During the Hawke years one conservative columnist used to bemoan the lack of professionalism of the right in Australian politics. I don’t much read columns of professional columnists anymore, so I don’t know if this theme has recurred but somehow he seemed to become more protective of his favoured side of politics when they were in power.
Within the mainstream of democratic politics (though not internally where some were sympathetic to communism) the right were on the wrong side of so many things in the 19th and 20th century that they got known by the intelligentsia as ‘the stupid party’. They didn’t want women’s suffrage and equal pay, civil rights, gay law reform, social welfare and on it went. Apart from the implacable hostility to communism, and it’s a big caveat, it’s hard to see the right having had much to say for the first seven decades of the 20th century.
Then there was the great backlash. And the right did have some important things to say from the sixties on, though those things took a couple of decades to come into vogue. They were comfortable with a smaller role for the state and were the ones prepared to document the growing failings of the state whether it be from over-regulation to the enervating effect that welfare could have especially multi-generational welfare.
For some time now I’ve described myself as equally irritated by the ideological excesses of the left and the right. There are a vast array of things about ‘political correctness’ that irritate the hell out of me. There’s something quite disorienting about the extreme aversion to blaming the victim and the corresponding aversion to personal and family responsibility. This has by now been written into our language and our thought patterns. I’d like an expression other than ‘disadvantaged’ to describe the state of dysfunctional families because, at least in many cases, it seems important to put their disadvantage into a less passive voice – their own behaviour is disadvantaging them. (Of course their children really are disadvantaged and are not architects of their own disadvantage.)
I think Australia would have been much better served by a John Hewson victory in 1993,not just because I think Paul Keating was a big disappointment whose divisiveness prefigured John Howard’s, but also because his lackadaisical political performance handed the keys of the Lodge to Howard as disastrous as that was. Hewson would have taken us in a more honest and positive direction. In addition to being a liberal, he had some policy ambition and so the country might have benefited from the best both sides had to offer.
But around the world one looks at what the right did with their resurgence. In Australia what do we have to show for ten years of John Howard? A GST (I’m personally not a fan, but I respect Howard’s political courage in getting it into place.) Then again it was a desperate measure from someone who had managed to exasperate most of the country, and certainly his own base within about one year of his election with his lack of policy vision. ). That’s pretty much it. I think I’m in favour of freer workplace laws, but the Act Howard introduced was 600 pages of regulation which constrained free negotiation over all sorts of conditions. Compared to the Hawke/Keating period it’s a pretty lame legacy. A lazy legacy. Remember those years – about five of them – when every time they checked the budget there was another $5 billion there and they just shovelled it out the door – $800 for ‘tool kits’ for apprentices one year, cheques in the post to all and sundry.

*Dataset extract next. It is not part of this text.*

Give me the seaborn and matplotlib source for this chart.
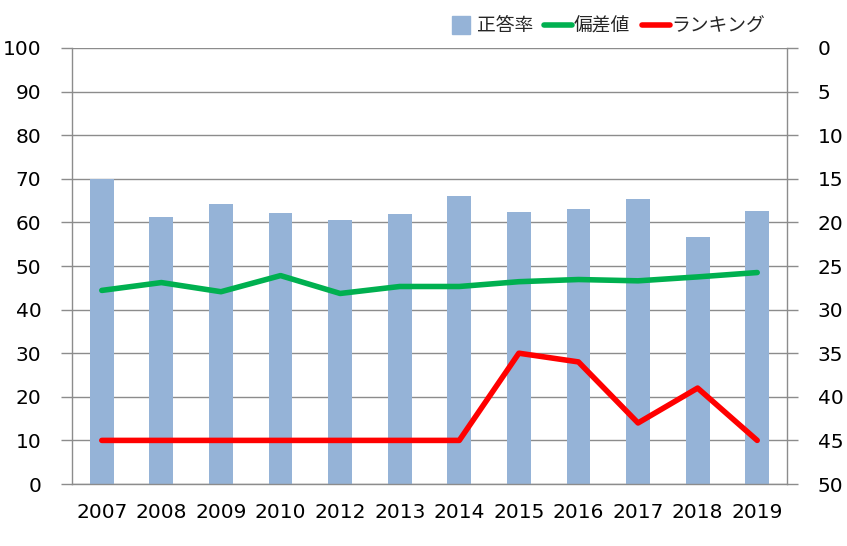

The social legacy left by Whitlam, Fraser, Hawke and Keating was constructive, liberal and tolerant. Not so John Howard. And not so the mainstream right in the US. In Australia we have continuing paranoia about ‘those people’ – you know those people most of whom are desperately fleeing persecution whom we accused of chucking their kids in the water for a photo op. As John Quiggin has documented recently the right are back to being the stupid party. It was a fond hope that they might serve as a foil to the excesses of the left – which as it turns out are largely at bay within the Parliamentary Labor Party in any event.
I was reminded of these things reading Christopher Joye’s celebration of Andrew Leigh’s preselection for the ALP.
Off the top of my head, I cannot think of any serious economists, or indeed any individuals with serious financial economics expertise, serving the centre-right side (with the exception of MBT [Turnbull]). Now that gives one some pause. Arthur Sinodinos would help the cause. But for some reason the Liberal Party appears to be suffering from a real brain drain. And I am not exactly sure why. Of course, intellectual horsepower and electoral success need not be positively correlated.
Well your disappointment is mine too Christopher. Yes, given it’s franchise it will win elections in the future when an ALP Government has been unusually unlucky or has got itself sufficiently on the nose, but right now it’s not really a serious policy party. Given my respect for conservative ideas (like I said, I’m a conservative, liberal social democrat) – it’s a pity that the right is, once again, back to being the stupid party.